Да и Рябиков – бывший его связной, когда он был взводным на формировании, и теперь шагающий рядом, – подтверждает его мысли:
1
Самозарядная винтовка Токарева
– Должны мы дать немцу, товарищ командир. Ведь дальневосточники мы, кадровые…
Рябиков – смоленский, и семья его под немцем, и ничего он, конечно, о ней не знает – живы ли, нет? Для него каждый шаг вперед – это шаг к дому, и видит Коншин, что воевать тот будет по-настоящему. Положиться на такого можно.
Рядовой Савкин это «дадим немцу» не особенно разделяет, твердит всю дорогу: порядка на войне не было, и не заметно, чтобы его прибавилось. Трудно идет на войну Савкин. Еще в первую ночь, когда на западе неожиданно и зловеще полыхнуло небо и Коншин, чтобы сбить как-то оцепенение, охватившее людей от такой близости фронта, бросил небрежно: «Довольно красиво…» – Савкин подошел к нему, взял за локоть и медленно, будто с трудом, произнес:
– Там страшно, командир… Понимаете – страшно, – уже совсем тихо добавил и отошел.
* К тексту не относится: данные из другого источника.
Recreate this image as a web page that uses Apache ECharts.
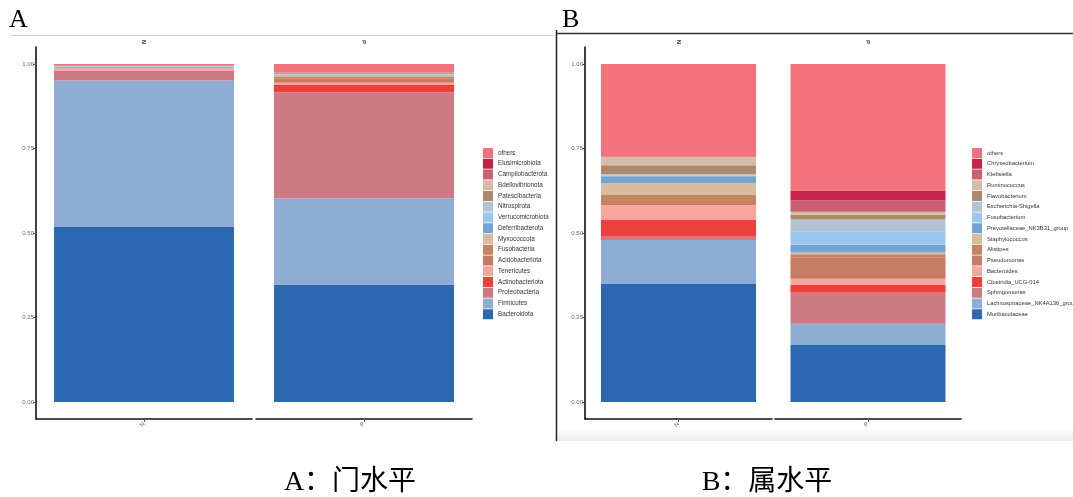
<!DOCTYPE html>
<html>
<head>
<meta charset="utf-8">
<script src="https://cdn.jsdelivr.net/npm/echarts@6/dist/echarts.min.js"></script>
<style>html,body{margin:0;padding:0;background:#fff;}#c{width:1073px;height:497px;}</style>
</head>
<body>
<div id="c"></div>
<script>
// ---- data (bottom-up stacking order) ----
const samples = ['N', 'P'];
const phyla = ['Bacteroidota','Firmicutes','Proteobacteria','Actinobacteriota','Tenericutes','Acidobacteriota','Fusobacteria','Myxococcota','Deferribacterota','Verrucomicrobiota','Nitrospirota','Patescibacteria','Bdellovibrionota','Campilobacterota','Elusimicrobiota','others'];
const phylumN = [0.518,0.433,0.026,0.003,0.006,0.001,0.0005,0.0005,0.002,0.003,0.0005,0.0005,0.0005,0.001,0.0005,0.0035];
const phylumP = [0.348,0.255,0.313,0.022,0.006,0.012,0.007,0.003,0.001,0.001,0.003,0.002,0.001,0.001,0.0005,0.0245];
const genera = ['Muribaculaceae','Lachnospiraceae_NK4A136_group','Sphingomonas','Clostridia_UCG-014','Bacteroides','Pseudomonas','Alistipes','Staphylococcus','Prevotellaceae_NK3B31_group','Fusobacterium','Escherichia-Shigella','Flavobacterium','Ruminococcus','Klebsiella','Chryseobacterium','others'];
const genusN = [0.349,0.130,0.010,0.051,0.042,0.004,0.026,0.036,0.020,0.003,0.003,0.026,0.025,0.001,0.001,0.273];
const genusP = [0.169,0.063,0.091,0.023,0.019,0.062,0.010,0.005,0.023,0.040,0.035,0.015,0.008,0.033,0.030,0.374];
const yTicks = [0, 0.25, 0.5, 0.75, 1];

// ---- styles ----
const palette = ['#2C67AF','#8FADD4','#CE7984','#EE403B','#F9A6A1','#C77B62','#C5845F','#D9BC9E','#74A2D2','#99C6EE','#B4C3D2','#AE8A6C','#D8BBA4','#CC5E72','#C8234A','#F2737B'];

const chart = echarts.init(document.getElementById('c'), null, {renderer: 'canvas'});

const gridDefs = [
  {left: 36, top: 47, width: 216, height: 372},
  {left: 256, top: 47, width: 216, height: 372},
  {left: 585, top: 47, width: 187, height: 372},
  {left: 775, top: 47, width: 186, height: 372}
];
const facetSample = [0, 1, 0, 1];

const xAxes = [];
const yAxes = [];
gridDefs.forEach((g, i) => {
  const cat = [samples[facetSample[i]]];
  xAxes.push({
    gridIndex: i, type: 'category', data: cat, position: 'bottom',
    axisLine: {show: true, onZero: false, lineStyle: {color: '#111', width: 1.6}},
    axisTick: {show: true, alignWithLabel: true, length: 3, lineStyle: {color: '#555'}},
    axisLabel: {rotate: 45, fontSize: 6, color: '#666', margin: 4, fontFamily: 'Liberation Sans'}
  });
  xAxes.push({
    gridIndex: i, type: 'category', data: cat, position: 'top',
    axisLine: {show: false}, axisTick: {show: false},
    axisLabel: {rotate: -90, fontSize: 6, fontWeight: 'bold', color: '#333', margin: 3, fontFamily: 'Liberation Sans'}
  });
  const showY = (i === 0 || i === 2);
  yAxes.push({
    gridIndex: i, type: 'value', min: -0.05, max: 1.05, show: showY,
    splitLine: {show: false},
    axisLine: {show: true, lineStyle: {color: '#111', width: 1.6}},
    axisTick: {show: true, length: 3, customValues: yTicks, lineStyle: {color: '#555'}},
    axisLabel: {customValues: yTicks, fontSize: 6, color: '#666', margin: 2, fontFamily: 'Liberation Sans',
      formatter: v => Number(v).toFixed(2)}
  });
});

const series = [];
function addFacet(names, vals, gi, stackId, bw) {
  names.forEach((n, k) => {
    series.push({
      type: 'bar', name: n, stack: stackId,
      xAxisIndex: gi * 2, yAxisIndex: gi,
      data: [vals[k]], barWidth: bw,
      itemStyle: {color: palette[k]},
      emphasis: {disabled: true}
    });
  });
}
addFacet(phyla, phylumN, 0, 'aN', 180);
addFacet(phyla, phylumP, 1, 'aP', 180);
addFacet(genera, genusN, 2, 'bN', 155);
addFacet(genera, genusP, 3, 'bP', 155);

const legendCommon = {
  orient: 'vertical', itemWidth: 10, itemHeight: 10, itemGap: 0.75, icon: 'rect',
  padding: 0, selectedMode: false
};

chart.setOption({
  animation: false,
  backgroundColor: '#fff',
  grid: gridDefs,
  xAxis: xAxes,
  yAxis: yAxes,
  series: series,
  legend: [
    Object.assign({}, legendCommon, {left: 483, top: 148, data: phyla.slice().reverse(),
      textStyle: {fontSize: 6.3, color: '#333', fontFamily: 'Liberation Sans'}}),
    Object.assign({}, legendCommon, {left: 972, top: 148, data: genera.slice().reverse(),
      textStyle: {fontSize: 5.8, color: '#333', fontFamily: 'Liberation Sans'}})
  ],
  graphic: [
    {type: 'line', shape: {x1: 10, y1: 35.5, x2: 554, y2: 35.5}, style: {stroke: '#cccccc', lineWidth: 1}},
    {type: 'line', shape: {x1: 556.5, y1: 30, x2: 556.5, y2: 441}, style: {stroke: '#222', lineWidth: 1.5}},
    {type: 'line', shape: {x1: 557, y1: 33.5, x2: 1073, y2: 33.5}, style: {stroke: '#333', lineWidth: 1.5}},
    {type: 'rect', shape: {x: 558, y: 428, width: 515, height: 13},
      style: {fill: new echarts.graphic.LinearGradient(0, 0, 0, 1, [{offset: 0, color: '#ffffff'}, {offset: 1, color: '#ececec'}])}},
    {type: 'text', x: 9, y: 7, style: {text: 'A', font: '26px "Liberation Serif"', fill: '#000'}},
    {type: 'text', x: 562, y: 7, style: {text: 'B', font: '26px "Liberation Serif"', fill: '#000'}},
    {type: 'text', x: 350, y: 469, style: {text: 'A：门水平', align: 'center', font: '28px "Liberation Serif", "Noto Sans CJK SC"', fill: '#000'}},
    {type: 'text', x: 767, y: 469, style: {text: 'B：属水平', align: 'center', font: '28px "Liberation Serif", "Noto Sans CJK SC"', fill: '#000'}}
  ]
});
</script>
</body>
</html>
Что знает помкомвзвода Коншин о своем бойце Савкине? Учитель. Интеллигент, а потому и воспринимает все остро, слишком болезненно. Ну, у него двое детей. Что такое дети, и что чувствует отец, их покинувший, идущий на войну, Алексею пока не понять, а может, и не придется понять никогда. Но все же он никогда грубо не обрывает жалобы Савкина, как он это делает с другими, хотя бы с тем же Филимоновым, который всю дорогу бурчит:
– Пожрать перед смертью и то не дают. Еле ноги тащим…
– Прекратите, Филимонов! – режет Коншин, зная, что разрешать говорить о трудностях, значит, в какой-то мере соглашаться, признавать наличие этих трудностей, а этого нельзя: разговоры поползут дальше и дальше. Но Филимонова на голос не взять, и он продолжает:
– Что, в России хлеба уже нет? Довоевались, значит…
– Отставить разговоры! – гремит Коншин. – Война! Не понимаете, что ли, война!
– Война… Ни при чем здесь война. Почему нас в Малоярославце на довольствие не поставили? Тоже война? Порядку нету – вот что. Красноармейцы у баб, после немцев разоренных, картошечку выпрашивали… Стыд! Все балакали: на фронте кормежка будет с наваром. Где он, навар-то? Полкотелка пшенки да кус хлеба…
– Молчать, Филимонов!
– «Молчать!» – На Филимонова накатывает: – Только теперь и поговорить по душам. Вот вы, командир, по молодости, наверное, думаете – ждут вас там подвиги геройские и всякое такое? Так думаете?
– Так, – отвечает Коншин, чтобы отвязаться.
– Беседовал я с ранеными… Горазд еще немец, ох как горазд! Что весной будет, неизвестно, может, опять на Москву попрет? Много ли верст до Москвы-то?
– Не попрет, – говорит Коншин с наигранной уверенностью, а сам думает, что, и верно, всего за двести километров от Москвы немец, а потому, чтоб заткнуть рот Филимонову, добавляет: – Я вас, Филимонов, могу к политруку подвести. Вот с ним и покалякайте.